# WHAT TO PRODUCE
Only the lines from the start of the data below through the line that contains "n15 = [n15_FZ,n15_HTFZ,n15_PG,n15_PLKY,n15_PN,n15_PS,n15_SA];" are to be copied, exactly and without pictures.

─── INFORMATION SUPPLIED

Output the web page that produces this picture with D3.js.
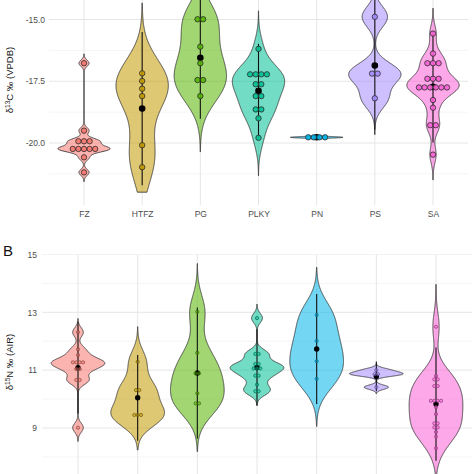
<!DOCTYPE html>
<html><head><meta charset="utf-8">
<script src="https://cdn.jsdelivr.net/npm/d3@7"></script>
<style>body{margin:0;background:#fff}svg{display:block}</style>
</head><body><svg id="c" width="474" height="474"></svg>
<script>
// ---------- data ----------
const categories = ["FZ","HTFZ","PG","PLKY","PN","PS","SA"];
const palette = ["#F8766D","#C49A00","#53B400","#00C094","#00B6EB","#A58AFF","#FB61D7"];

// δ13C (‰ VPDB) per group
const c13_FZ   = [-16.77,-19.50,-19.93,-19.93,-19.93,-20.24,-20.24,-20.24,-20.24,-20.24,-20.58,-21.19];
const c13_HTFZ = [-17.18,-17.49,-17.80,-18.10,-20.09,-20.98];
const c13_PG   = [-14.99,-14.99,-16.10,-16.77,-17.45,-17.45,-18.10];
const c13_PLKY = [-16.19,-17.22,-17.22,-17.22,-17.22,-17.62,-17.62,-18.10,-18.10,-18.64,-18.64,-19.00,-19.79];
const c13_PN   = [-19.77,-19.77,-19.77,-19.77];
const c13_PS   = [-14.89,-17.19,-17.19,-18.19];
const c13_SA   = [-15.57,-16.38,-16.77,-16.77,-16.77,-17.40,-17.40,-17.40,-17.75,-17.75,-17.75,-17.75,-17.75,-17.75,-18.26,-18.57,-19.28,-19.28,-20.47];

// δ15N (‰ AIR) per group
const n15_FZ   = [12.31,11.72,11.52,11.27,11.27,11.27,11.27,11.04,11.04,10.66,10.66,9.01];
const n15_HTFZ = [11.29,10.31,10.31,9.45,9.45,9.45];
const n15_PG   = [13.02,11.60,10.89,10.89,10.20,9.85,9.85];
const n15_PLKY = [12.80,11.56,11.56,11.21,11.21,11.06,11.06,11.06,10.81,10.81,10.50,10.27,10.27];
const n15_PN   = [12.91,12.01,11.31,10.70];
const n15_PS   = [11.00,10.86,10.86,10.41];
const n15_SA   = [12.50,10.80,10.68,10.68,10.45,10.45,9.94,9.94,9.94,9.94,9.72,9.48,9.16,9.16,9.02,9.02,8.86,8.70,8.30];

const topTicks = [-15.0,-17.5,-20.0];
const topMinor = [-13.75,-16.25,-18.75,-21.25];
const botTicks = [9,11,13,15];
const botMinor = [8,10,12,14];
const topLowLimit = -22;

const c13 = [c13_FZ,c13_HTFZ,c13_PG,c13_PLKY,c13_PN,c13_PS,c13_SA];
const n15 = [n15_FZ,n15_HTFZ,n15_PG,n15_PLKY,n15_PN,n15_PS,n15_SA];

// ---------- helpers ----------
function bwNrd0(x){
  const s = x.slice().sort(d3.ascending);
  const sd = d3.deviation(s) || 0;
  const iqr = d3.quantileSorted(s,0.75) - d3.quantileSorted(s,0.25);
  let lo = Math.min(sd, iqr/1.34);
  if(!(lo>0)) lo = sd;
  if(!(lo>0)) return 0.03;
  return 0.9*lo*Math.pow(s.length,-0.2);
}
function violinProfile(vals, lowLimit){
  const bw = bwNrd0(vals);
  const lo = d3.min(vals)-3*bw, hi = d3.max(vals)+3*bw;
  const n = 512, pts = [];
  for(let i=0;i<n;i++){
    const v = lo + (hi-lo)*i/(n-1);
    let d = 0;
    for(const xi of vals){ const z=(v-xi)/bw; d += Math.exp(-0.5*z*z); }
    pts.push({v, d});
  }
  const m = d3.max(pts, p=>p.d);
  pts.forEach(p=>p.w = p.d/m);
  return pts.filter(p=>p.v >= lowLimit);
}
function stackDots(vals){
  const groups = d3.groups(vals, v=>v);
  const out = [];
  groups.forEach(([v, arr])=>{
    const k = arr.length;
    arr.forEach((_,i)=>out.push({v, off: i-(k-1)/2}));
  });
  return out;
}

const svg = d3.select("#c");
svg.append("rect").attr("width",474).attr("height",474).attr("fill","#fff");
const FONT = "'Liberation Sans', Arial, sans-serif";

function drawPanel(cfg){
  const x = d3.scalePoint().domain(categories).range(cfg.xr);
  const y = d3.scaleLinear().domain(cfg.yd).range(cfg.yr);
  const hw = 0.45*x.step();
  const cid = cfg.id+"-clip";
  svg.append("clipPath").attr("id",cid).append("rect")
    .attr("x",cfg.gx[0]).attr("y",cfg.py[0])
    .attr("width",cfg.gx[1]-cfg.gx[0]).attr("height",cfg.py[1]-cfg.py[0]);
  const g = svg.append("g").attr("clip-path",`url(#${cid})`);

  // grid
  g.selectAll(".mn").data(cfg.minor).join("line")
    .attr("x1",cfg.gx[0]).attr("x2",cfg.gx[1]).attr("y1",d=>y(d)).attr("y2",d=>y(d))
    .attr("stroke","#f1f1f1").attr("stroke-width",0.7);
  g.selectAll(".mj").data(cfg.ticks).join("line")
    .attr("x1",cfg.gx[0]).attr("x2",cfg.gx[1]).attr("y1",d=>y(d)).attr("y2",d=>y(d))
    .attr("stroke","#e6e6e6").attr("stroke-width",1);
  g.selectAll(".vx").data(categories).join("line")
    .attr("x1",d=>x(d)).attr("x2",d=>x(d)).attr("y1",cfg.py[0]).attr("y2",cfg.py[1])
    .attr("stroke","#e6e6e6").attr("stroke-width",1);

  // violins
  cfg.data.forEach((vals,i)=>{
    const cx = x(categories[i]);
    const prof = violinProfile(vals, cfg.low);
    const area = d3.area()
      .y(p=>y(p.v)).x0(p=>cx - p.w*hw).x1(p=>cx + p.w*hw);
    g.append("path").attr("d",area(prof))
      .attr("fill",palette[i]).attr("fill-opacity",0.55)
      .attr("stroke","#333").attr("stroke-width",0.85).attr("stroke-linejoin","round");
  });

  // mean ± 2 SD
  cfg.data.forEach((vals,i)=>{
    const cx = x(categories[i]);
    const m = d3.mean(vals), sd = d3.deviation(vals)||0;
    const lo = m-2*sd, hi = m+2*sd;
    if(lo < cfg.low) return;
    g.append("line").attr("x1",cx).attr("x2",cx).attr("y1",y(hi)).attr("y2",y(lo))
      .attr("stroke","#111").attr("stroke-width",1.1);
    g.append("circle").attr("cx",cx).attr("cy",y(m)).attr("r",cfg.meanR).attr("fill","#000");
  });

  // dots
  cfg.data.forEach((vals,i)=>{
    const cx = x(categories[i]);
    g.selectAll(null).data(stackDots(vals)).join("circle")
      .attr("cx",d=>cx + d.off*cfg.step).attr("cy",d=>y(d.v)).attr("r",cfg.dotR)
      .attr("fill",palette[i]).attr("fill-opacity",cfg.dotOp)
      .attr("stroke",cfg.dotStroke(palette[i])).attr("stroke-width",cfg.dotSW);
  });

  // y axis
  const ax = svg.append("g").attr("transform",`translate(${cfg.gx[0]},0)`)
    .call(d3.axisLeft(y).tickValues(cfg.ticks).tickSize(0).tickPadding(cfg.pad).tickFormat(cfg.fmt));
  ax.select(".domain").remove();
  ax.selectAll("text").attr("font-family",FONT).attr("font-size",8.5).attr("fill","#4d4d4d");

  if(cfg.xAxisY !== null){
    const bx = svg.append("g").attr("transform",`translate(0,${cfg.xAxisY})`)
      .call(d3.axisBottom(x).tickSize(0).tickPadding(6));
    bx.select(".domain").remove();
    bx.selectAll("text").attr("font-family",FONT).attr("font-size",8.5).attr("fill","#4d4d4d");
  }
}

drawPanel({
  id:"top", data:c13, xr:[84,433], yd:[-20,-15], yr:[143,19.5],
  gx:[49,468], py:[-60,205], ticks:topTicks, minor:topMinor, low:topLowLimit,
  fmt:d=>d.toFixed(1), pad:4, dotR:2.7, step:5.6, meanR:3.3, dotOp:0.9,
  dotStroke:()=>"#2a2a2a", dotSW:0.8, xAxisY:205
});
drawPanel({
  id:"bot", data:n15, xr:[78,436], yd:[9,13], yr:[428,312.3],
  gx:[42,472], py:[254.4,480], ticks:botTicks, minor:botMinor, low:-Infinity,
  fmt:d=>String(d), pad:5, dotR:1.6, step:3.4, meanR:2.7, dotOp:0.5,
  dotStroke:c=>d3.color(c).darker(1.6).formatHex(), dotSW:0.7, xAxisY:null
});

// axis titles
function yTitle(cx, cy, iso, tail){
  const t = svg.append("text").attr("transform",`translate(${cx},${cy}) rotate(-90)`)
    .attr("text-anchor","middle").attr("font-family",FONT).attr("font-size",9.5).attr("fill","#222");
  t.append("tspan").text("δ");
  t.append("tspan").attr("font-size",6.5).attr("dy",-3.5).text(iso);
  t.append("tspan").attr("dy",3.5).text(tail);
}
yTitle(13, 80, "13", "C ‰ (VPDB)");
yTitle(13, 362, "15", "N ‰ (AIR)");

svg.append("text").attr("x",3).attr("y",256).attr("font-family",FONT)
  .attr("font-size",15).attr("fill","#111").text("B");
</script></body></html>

──────

# TASK RESPONSE
Output the web page that produces this picture with D3.js.
<!DOCTYPE html>
<html><head><meta charset="utf-8">
<script src="https://cdn.jsdelivr.net/npm/d3@7"></script>
<style>body{margin:0;background:#fff}svg{display:block}</style>
</head><body><svg id="c" width="474" height="474"></svg>
<script>
// ---------- data ----------
const categories = ["FZ","HTFZ","PG","PLKY","PN","PS","SA"];
const palette = ["#F8766D","#C49A00","#53B400","#00C094","#00B6EB","#A58AFF","#FB61D7"];

// δ13C (‰ VPDB) per group
const c13_FZ   = [-16.77,-19.50,-19.93,-19.93,-19.93,-20.24,-20.24,-20.24,-20.24,-20.24,-20.58,-21.19];
const c13_HTFZ = [-17.18,-17.49,-17.80,-18.10,-20.09,-20.98];
const c13_PG   = [-14.99,-14.99,-16.10,-16.77,-17.45,-17.45,-18.10];
const c13_PLKY = [-16.19,-17.22,-17.22,-17.22,-17.22,-17.62,-17.62,-18.10,-18.10,-18.64,-18.64,-19.00,-19.79];
const c13_PN   = [-19.77,-19.77,-19.77,-19.77];
const c13_PS   = [-14.89,-17.19,-17.19,-18.19];
const c13_SA   = [-15.57,-16.38,-16.77,-16.77,-16.77,-17.40,-17.40,-17.40,-17.75,-17.75,-17.75,-17.75,-17.75,-17.75,-18.26,-18.57,-19.28,-19.28,-20.47];

// δ15N (‰ AIR) per group
const n15_FZ   = [12.31,11.72,11.52,11.27,11.27,11.27,11.27,11.04,11.04,10.66,10.66,9.01];
const n15_HTFZ = [11.29,10.31,10.31,9.45,9.45,9.45];
const n15_PG   = [13.02,11.60,10.89,10.89,10.20,9.85,9.85];
const n15_PLKY = [12.80,11.56,11.56,11.21,11.21,11.06,11.06,11.06,10.81,10.81,10.50,10.27,10.27];
const n15_PN   = [12.91,12.01,11.31,10.70];
const n15_PS   = [11.00,10.86,10.86,10.41];
const n15_SA   = [12.50,10.80,10.68,10.68,10.45,10.45,9.94,9.94,9.94,9.94,9.72,9.48,9.16,9.16,9.02,9.02,8.86,8.70,8.30];

const topTicks = [-15.0,-17.5,-20.0];
const topMinor = [-13.75,-16.25,-18.75,-21.25];
const botTicks = [9,11,13,15];
const botMinor = [8,10,12,14];
const topLowLimit = -22;

const c13 = [c13_FZ,c13_HTFZ,c13_PG,c13_PLKY,c13_PN,c13_PS,c13_SA];
const n15 = [n15_FZ,n15_HTFZ,n15_PG,n15_PLKY,n15_PN,n15_PS,n15_SA];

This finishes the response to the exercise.